* DATASET CONTENT
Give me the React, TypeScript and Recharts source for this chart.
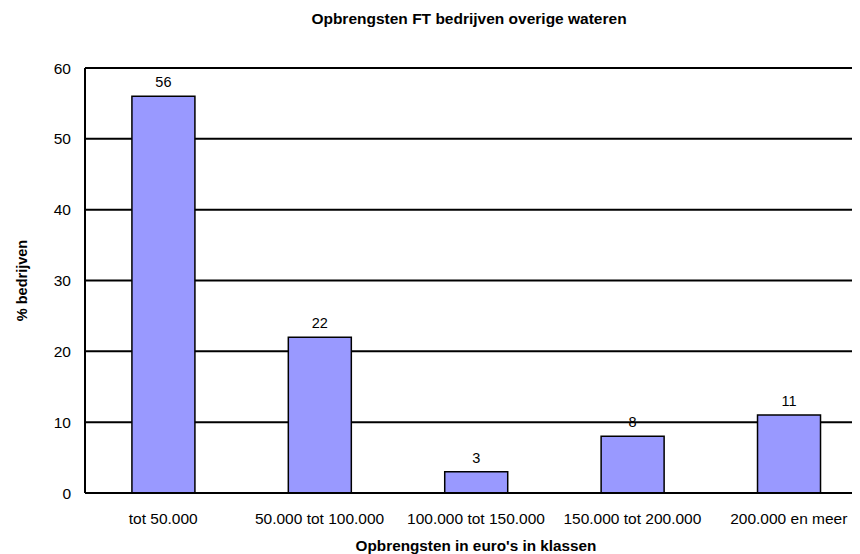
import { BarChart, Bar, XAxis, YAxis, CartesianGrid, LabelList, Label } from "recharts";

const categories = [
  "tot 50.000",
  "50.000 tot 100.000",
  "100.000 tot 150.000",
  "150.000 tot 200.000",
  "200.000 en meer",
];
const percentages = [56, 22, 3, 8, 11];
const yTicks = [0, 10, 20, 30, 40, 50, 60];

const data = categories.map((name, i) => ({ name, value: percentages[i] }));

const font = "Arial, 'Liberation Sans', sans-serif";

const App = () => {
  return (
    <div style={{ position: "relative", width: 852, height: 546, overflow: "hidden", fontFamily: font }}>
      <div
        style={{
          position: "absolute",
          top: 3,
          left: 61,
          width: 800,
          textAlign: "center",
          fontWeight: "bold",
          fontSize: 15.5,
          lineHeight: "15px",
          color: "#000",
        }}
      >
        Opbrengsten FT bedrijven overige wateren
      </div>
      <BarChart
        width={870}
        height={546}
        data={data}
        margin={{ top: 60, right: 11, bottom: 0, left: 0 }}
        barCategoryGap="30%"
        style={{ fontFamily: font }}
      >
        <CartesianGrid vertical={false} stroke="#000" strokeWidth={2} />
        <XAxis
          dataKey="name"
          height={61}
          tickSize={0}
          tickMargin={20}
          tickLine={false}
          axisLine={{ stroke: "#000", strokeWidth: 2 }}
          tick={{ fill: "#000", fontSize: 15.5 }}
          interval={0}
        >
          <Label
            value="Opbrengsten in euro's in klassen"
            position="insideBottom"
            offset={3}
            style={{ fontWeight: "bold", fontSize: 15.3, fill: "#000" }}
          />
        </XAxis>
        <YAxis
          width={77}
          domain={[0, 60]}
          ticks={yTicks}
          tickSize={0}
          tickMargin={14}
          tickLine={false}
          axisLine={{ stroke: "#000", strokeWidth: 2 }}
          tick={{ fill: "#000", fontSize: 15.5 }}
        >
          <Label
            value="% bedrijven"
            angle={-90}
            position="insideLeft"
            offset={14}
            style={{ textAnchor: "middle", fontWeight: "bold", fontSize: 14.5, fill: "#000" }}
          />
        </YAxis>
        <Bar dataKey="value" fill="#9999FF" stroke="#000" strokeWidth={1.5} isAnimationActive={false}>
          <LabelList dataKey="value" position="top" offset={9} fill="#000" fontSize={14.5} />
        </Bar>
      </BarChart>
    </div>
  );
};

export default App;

* EXERCISE DESCRIPTION
Exactly as they appear, print the lines of the listing above from its first line through the line that contains "CartesianGrid, LabelList, Label", minus the pictures.

* REPLY
Give me the React, TypeScript and Recharts source for this chart.
import { BarChart, Bar, XAxis, YAxis, CartesianGrid, LabelList, Label } from "recharts";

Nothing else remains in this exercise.